- **Written problem**: All of the data should be repeated exactly; pictures are not part of the copy.

- **Collected data**:
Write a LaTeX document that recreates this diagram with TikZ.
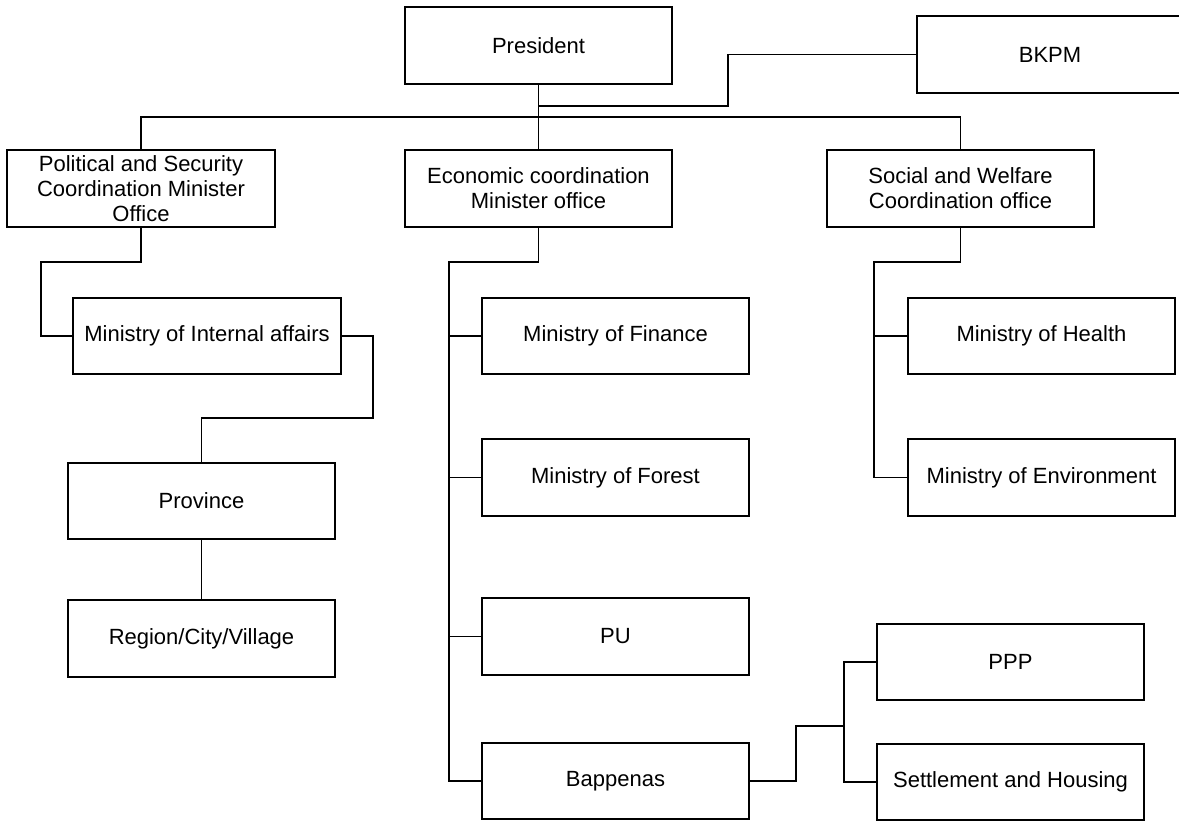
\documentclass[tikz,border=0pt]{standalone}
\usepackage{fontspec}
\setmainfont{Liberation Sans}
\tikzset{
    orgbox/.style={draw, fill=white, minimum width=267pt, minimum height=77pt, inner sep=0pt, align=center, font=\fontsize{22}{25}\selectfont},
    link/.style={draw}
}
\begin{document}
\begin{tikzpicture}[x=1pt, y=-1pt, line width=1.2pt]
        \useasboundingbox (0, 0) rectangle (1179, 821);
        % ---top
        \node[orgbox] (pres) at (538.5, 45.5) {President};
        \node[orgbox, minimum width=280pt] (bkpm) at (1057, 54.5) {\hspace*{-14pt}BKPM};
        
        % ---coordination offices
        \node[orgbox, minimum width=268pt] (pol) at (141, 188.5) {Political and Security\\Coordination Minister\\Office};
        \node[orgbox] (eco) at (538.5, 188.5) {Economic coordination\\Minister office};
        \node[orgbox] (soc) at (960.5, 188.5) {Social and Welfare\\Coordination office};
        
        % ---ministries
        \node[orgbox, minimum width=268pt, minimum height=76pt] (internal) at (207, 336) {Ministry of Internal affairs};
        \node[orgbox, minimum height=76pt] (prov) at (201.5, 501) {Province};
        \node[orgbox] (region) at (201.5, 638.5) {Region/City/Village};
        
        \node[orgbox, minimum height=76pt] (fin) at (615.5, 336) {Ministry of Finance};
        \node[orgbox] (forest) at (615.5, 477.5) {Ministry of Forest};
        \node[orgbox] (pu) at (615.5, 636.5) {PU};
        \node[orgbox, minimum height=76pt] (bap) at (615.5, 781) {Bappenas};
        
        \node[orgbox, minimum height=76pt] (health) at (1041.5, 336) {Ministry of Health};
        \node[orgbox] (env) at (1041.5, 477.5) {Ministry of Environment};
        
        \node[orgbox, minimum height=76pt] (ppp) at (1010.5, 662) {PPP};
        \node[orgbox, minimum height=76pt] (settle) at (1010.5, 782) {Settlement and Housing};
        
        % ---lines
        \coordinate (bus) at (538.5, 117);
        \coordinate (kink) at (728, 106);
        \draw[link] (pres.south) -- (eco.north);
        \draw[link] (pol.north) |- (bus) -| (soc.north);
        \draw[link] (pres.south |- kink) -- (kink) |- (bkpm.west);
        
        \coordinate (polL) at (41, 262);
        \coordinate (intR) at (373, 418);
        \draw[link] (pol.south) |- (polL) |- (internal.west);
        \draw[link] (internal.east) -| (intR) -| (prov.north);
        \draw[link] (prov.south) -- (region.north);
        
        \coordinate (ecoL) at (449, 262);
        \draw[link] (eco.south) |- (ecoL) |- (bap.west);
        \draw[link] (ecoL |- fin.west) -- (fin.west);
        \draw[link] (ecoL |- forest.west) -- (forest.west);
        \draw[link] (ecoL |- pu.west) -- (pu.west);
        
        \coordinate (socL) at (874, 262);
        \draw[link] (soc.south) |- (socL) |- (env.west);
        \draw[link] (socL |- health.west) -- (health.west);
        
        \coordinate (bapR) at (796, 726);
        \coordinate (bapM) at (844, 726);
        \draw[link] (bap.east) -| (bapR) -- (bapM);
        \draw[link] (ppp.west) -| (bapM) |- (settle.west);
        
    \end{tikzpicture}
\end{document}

- **Final result**:
Write a LaTeX document that recreates this diagram with TikZ.
\documentclass[tikz,border=0pt]{standalone}
\usepackage{fontspec}
\setmainfont{Liberation Sans}
\tikzset{
    orgbox/.style={draw, fill=white, minimum width=267pt, minimum height=77pt, inner sep=0pt, align=center, font=\fontsize{22}{25}\selectfont},
    link/.style={draw}
}
\begin{document}
\begin{tikzpicture}[x=1pt, y=-1pt, line width=1.2pt]
        \useasboundingbox (0, 0) rectangle (1179, 821);
        % ---top
        \node[orgbox] (pres) at (538.5, 45.5) {President};
        \node[orgbox, minimum width=280pt] (bkpm) at (1057, 54.5) {\hspace*{-14pt}BKPM};
        
        % ---coordination offices
        \node[orgbox, minimum width=268pt] (pol) at (141, 188.5) {Political and Security\\Coordination Minister\\Office};
        \node[orgbox] (eco) at (538.5, 188.5) {Economic coordination\\Minister office};
        \node[orgbox] (soc) at (960.5, 188.5) {Social and Welfare\\Coordination office};
        
        % ---ministries
        \node[orgbox, minimum width=268pt, minimum height=76pt] (internal) at (207, 336) {Ministry of Internal affairs};
        \node[orgbox, minimum height=76pt] (prov) at (201.5, 501) {Province};
        \node[orgbox] (region) at (201.5, 638.5) {Region/City/Village};
        
        \node[orgbox, minimum height=76pt] (fin) at (615.5, 336) {Ministry of Finance};
        \node[orgbox] (forest) at (615.5, 477.5) {Ministry of Forest};
        \node[orgbox] (pu) at (615.5, 636.5) {PU};
        \node[orgbox, minimum height=76pt] (bap) at (615.5, 781) {Bappenas};
        
        \node[orgbox, minimum height=76pt] (health) at (1041.5, 336) {Ministry of Health};
        \node[orgbox] (env) at (1041.5, 477.5) {Ministry of Environment};
        
        \node[orgbox, minimum height=76pt] (ppp) at (1010.5, 662) {PPP};
        \node[orgbox, minimum height=76pt] (settle) at (1010.5, 782) {Settlement and Housing};
        
        % ---lines
        \coordinate (bus) at (538.5, 117);
        \coordinate (kink) at (728, 106);
        \draw[link] (pres.south) -- (eco.north);
        \draw[link] (pol.north) |- (bus) -| (soc.north);
        \draw[link] (pres.south |- kink) -- (kink) |- (bkpm.west);
        
        \coordinate (polL) at (41, 262);
        \coordinate (intR) at (373, 418);
        \draw[link] (pol.south) |- (polL) |- (internal.west);
        \draw[link] (internal.east) -| (intR) -| (prov.north);
        \draw[link] (prov.south) -- (region.north);
        
        \coordinate (ecoL) at (449, 262);
        \draw[link] (eco.south) |- (ecoL) |- (bap.west);
        \draw[link] (ecoL |- fin.west) -- (fin.west);
        \draw[link] (ecoL |- forest.west) -- (forest.west);
        \draw[link] (ecoL |- pu.west) -- (pu.west);
        
        \coordinate (socL) at (874, 262);
        \draw[link] (soc.south) |- (socL) |- (env.west);
        \draw[link] (socL |- health.west) -- (health.west);
        
        \coordinate (bapR) at (796, 726);
        \coordinate (bapM) at (844, 726);
        \draw[link] (bap.east) -| (bapR) -- (bapM);
        \draw[link] (ppp.west) -| (bapM) |- (settle.west);
        
    \end{tikzpicture}
\end{document}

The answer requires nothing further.